:: GIVEN INFORMATION
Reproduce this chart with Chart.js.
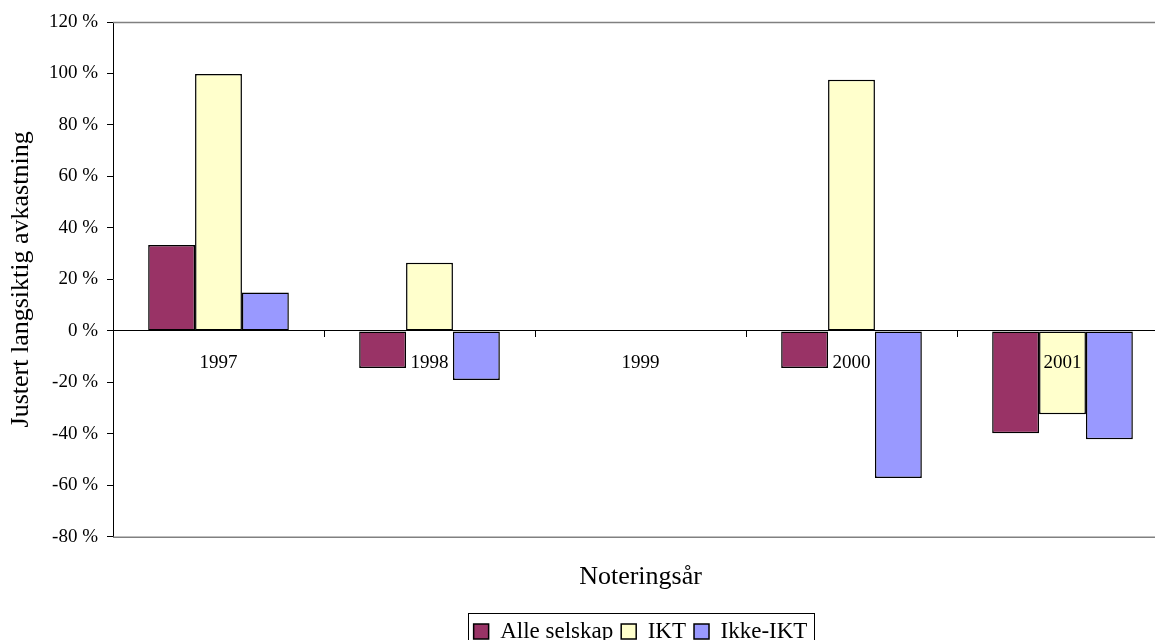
<!DOCTYPE html>
<html>
<head>
<meta charset="utf-8">
<script src="https://cdn.jsdelivr.net/npm/chart.js@4.4.1/dist/chart.umd.min.js"></script>
<style>
  html, body { margin: 0; padding: 0; background: #fff; overflow: hidden; width: 1155px; height: 640px; }
  #wrap { position: absolute; left: 0; top: 0; width: 1200px; height: 653px; }
</style>
</head>
<body>
<div id="wrap"><canvas id="c" width="1200" height="653"></canvas></div>
<script>
const categories = ['1997', '1998', '1999', '2000', '2001'];
const alleSelskap = [33.4, -14.4, null, -14.4, -39.8];
const ikt = [99.8, 26.5, null, 97.6, -32.4];
const ikkeIkt = [14.9, -19.1, null, -57.2, -42.1];
const seriesNames = ['Alle selskap', 'IKT', 'Ikke-IKT'];
const yTicks = { min: -80, max: 120, step: 20 };
const yTitle = 'Justert langsiktig avkastning';
const xTitle = 'Noteringsår';

const FONT = "'Liberation Serif', 'Times New Roman', serif";
Chart.defaults.color = '#000';
Chart.defaults.font.family = FONT;

const framePlugin = {
  id: 'frame',
  afterDraw(chart) {
    const { ctx, chartArea } = chart;
    ctx.save();
    ctx.strokeStyle = '#808080';
    ctx.lineWidth = 1.5;
    ctx.beginPath();
    ctx.moveTo(chartArea.left, chartArea.top + 0.5);
    ctx.lineTo(chartArea.right, chartArea.top + 0.5);
    ctx.moveTo(chartArea.left, chartArea.bottom + 0.5);
    ctx.lineTo(chartArea.right, chartArea.bottom + 0.5);
    ctx.stroke();
    const lg = chart.legend;
    if (lg && lg.legendHitBoxes && lg.legendHitBoxes.length) {
      const hb = lg.legendHitBoxes;
      let minX = Infinity, maxX = -Infinity, minY = Infinity, maxY = -Infinity;
      hb.forEach(b => {
        minX = Math.min(minX, b.left); maxX = Math.max(maxX, b.left + b.width);
        minY = Math.min(minY, b.top); maxY = Math.max(maxY, b.top + b.height);
      });
      ctx.strokeStyle = '#000';
      ctx.lineWidth = 1;
      ctx.strokeRect(Math.round(minX - 6) + 0.5, Math.round(minY - 7) + 0.5,
                     Math.round(maxX - minX + 12), Math.round(maxY - minY + 14));
    }
    ctx.restore();
  }
};

new Chart(document.getElementById('c'), {
  type: 'bar',
  data: {
    labels: categories,
    datasets: [
      { label: seriesNames[0], data: alleSelskap, backgroundColor: '#993366', borderColor: '#000', borderWidth: 1.5, borderSkipped: false },
      { label: seriesNames[1], data: ikt, backgroundColor: '#FFFFCC', borderColor: '#000', borderWidth: 1.5, borderSkipped: false },
      { label: seriesNames[2], data: ikkeIkt, backgroundColor: '#9999FF', borderColor: '#000', borderWidth: 1.5, borderSkipped: false }
    ]
  },
  plugins: [framePlugin],
  options: {
    responsive: false,
    devicePixelRatio: 1,
    animation: false,
    layout: { padding: { top: 22, right: 32, left: 0, bottom: 0 } },
    datasets: { bar: { categoryPercentage: 0.6667, barPercentage: 1.0 } },
    scales: {
      x: {
        type: 'category',
        position: { y: 0 },
        offset: true,
        grid: { display: true, drawOnChartArea: false, drawTicks: true, tickLength: 6, color: '#000', offset: true },
        border: { display: true, color: '#000', width: 1 },
        ticks: { font: { size: 19, family: FONT }, color: '#000', padding: 15, z: 1, maxRotation: 0, autoSkip: false }
      },
      y: {
        min: yTicks.min, max: yTicks.max,
        grid: { display: true, drawOnChartArea: false, drawTicks: true, tickLength: 6, color: '#000' },
        border: { display: true, color: '#000', width: 1 },
        ticks: {
          stepSize: yTicks.step,
          font: { size: 19, family: FONT }, color: '#000', padding: 9,
          callback: v => v + ' %'
        },
        title: { display: true, text: yTitle, font: { size: 26, family: FONT }, color: '#000', padding: { top: 6, bottom: 0 } },
        afterFit: s => { s.width = 113; }
      }
    },
    plugins: {
      legend: {
        position: 'bottom',
        fullSize: false,
        labels: { font: { size: 23, family: FONT }, color: '#000', boxWidth: 15, boxHeight: 15, padding: 8 }
      },
      title: {
        display: true, text: xTitle, position: 'bottom', fullSize: false, weight: 500,
        font: { size: 26, family: FONT, weight: 'normal' }, color: '#000',
        padding: { top: 25, bottom: 19 }
      },
      tooltip: { enabled: false }
    }
  }
});
</script>
</body>
</html>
::::
Leave the pictures out, and print every line of the listing exactly as written.

Reproduce this chart with Chart.js.
<!DOCTYPE html>
<html>
<head>
<meta charset="utf-8">
<script src="https://cdn.jsdelivr.net/npm/chart.js@4.4.1/dist/chart.umd.min.js"></script>
<style>
  html, body { margin: 0; padding: 0; background: #fff; overflow: hidden; width: 1155px; height: 640px; }
  #wrap { position: absolute; left: 0; top: 0; width: 1200px; height: 653px; }
</style>
</head>
<body>
<div id="wrap"><canvas id="c" width="1200" height="653"></canvas></div>
<script>
const categories = ['1997', '1998', '1999', '2000', '2001'];
const alleSelskap = [33.4, -14.4, null, -14.4, -39.8];
const ikt = [99.8, 26.5, null, 97.6, -32.4];
const ikkeIkt = [14.9, -19.1, null, -57.2, -42.1];
const seriesNames = ['Alle selskap', 'IKT', 'Ikke-IKT'];
const yTicks = { min: -80, max: 120, step: 20 };
const yTitle = 'Justert langsiktig avkastning';
const xTitle = 'Noteringsår';

const FONT = "'Liberation Serif', 'Times New Roman', serif";
Chart.defaults.color = '#000';
Chart.defaults.font.family = FONT;

const framePlugin = {
  id: 'frame',
  afterDraw(chart) {
    const { ctx, chartArea } = chart;
    ctx.save();
    ctx.strokeStyle = '#808080';
    ctx.lineWidth = 1.5;
    ctx.beginPath();
    ctx.moveTo(chartArea.left, chartArea.top + 0.5);
    ctx.lineTo(chartArea.right, chartArea.top + 0.5);
    ctx.moveTo(chartArea.left, chartArea.bottom + 0.5);
    ctx.lineTo(chartArea.right, chartArea.bottom + 0.5);
    ctx.stroke();
    const lg = chart.legend;
    if (lg && lg.legendHitBoxes && lg.legendHitBoxes.length) {
      const hb = lg.legendHitBoxes;
      let minX = Infinity, maxX = -Infinity, minY = Infinity, maxY = -Infinity;
      hb.forEach(b => {
        minX = Math.min(minX, b.left); maxX = Math.max(maxX, b.left + b.width);
        minY = Math.min(minY, b.top); maxY = Math.max(maxY, b.top + b.height);
      });
      ctx.strokeStyle = '#000';
      ctx.lineWidth = 1;
      ctx.strokeRect(Math.round(minX - 6) + 0.5, Math.round(minY - 7) + 0.5,
                     Math.round(maxX - minX + 12), Math.round(maxY - minY + 14));
    }
    ctx.restore();
  }
};

new Chart(document.getElementById('c'), {
  type: 'bar',
  data: {
    labels: categories,
    datasets: [
      { label: seriesNames[0], data: alleSelskap, backgroundColor: '#993366', borderColor: '#000', borderWidth: 1.5, borderSkipped: false },
      { label: seriesNames[1], data: ikt, backgroundColor: '#FFFFCC', borderColor: '#000', borderWidth: 1.5, borderSkipped: false },
      { label: seriesNames[2], data: ikkeIkt, backgroundColor: '#9999FF', borderColor: '#000', borderWidth: 1.5, borderSkipped: false }
    ]
  },
  plugins: [framePlugin],
  options: {
    responsive: false,
    devicePixelRatio: 1,
    animation: false,
    layout: { padding: { top: 22, right: 32, left: 0, bottom: 0 } },
    datasets: { bar: { categoryPercentage: 0.6667, barPercentage: 1.0 } },
    scales: {
      x: {
        type: 'category',
        position: { y: 0 },
        offset: true,
        grid: { display: true, drawOnChartArea: false, drawTicks: true, tickLength: 6, color: '#000', offset: true },
        border: { display: true, color: '#000', width: 1 },
        ticks: { font: { size: 19, family: FONT }, color: '#000', padding: 15, z: 1, maxRotation: 0, autoSkip: false }
      },
      y: {
        min: yTicks.min, max: yTicks.max,
        grid: { display: true, drawOnChartArea: false, drawTicks: true, tickLength: 6, color: '#000' },
        border: { display: true, color: '#000', width: 1 },
        ticks: {
          stepSize: yTicks.step,
          font: { size: 19, family: FONT }, color: '#000', padding: 9,
          callback: v => v + ' %'
        },
        title: { display: true, text: yTitle, font: { size: 26, family: FONT }, color: '#000', padding: { top: 6, bottom: 0 } },
        afterFit: s => { s.width = 113; }
      }
    },
    plugins: {
      legend: {
        position: 'bottom',
        fullSize: false,
        labels: { font: { size: 23, family: FONT }, color: '#000', boxWidth: 15, boxHeight: 15, padding: 8 }
      },
      title: {
        display: true, text: xTitle, position: 'bottom', fullSize: false, weight: 500,
        font: { size: 26, family: FONT, weight: 'normal' }, color: '#000',
        padding: { top: 25, bottom: 19 }
      },
      tooltip: { enabled: false }
    }
  }
});
</script>
</body>
</html>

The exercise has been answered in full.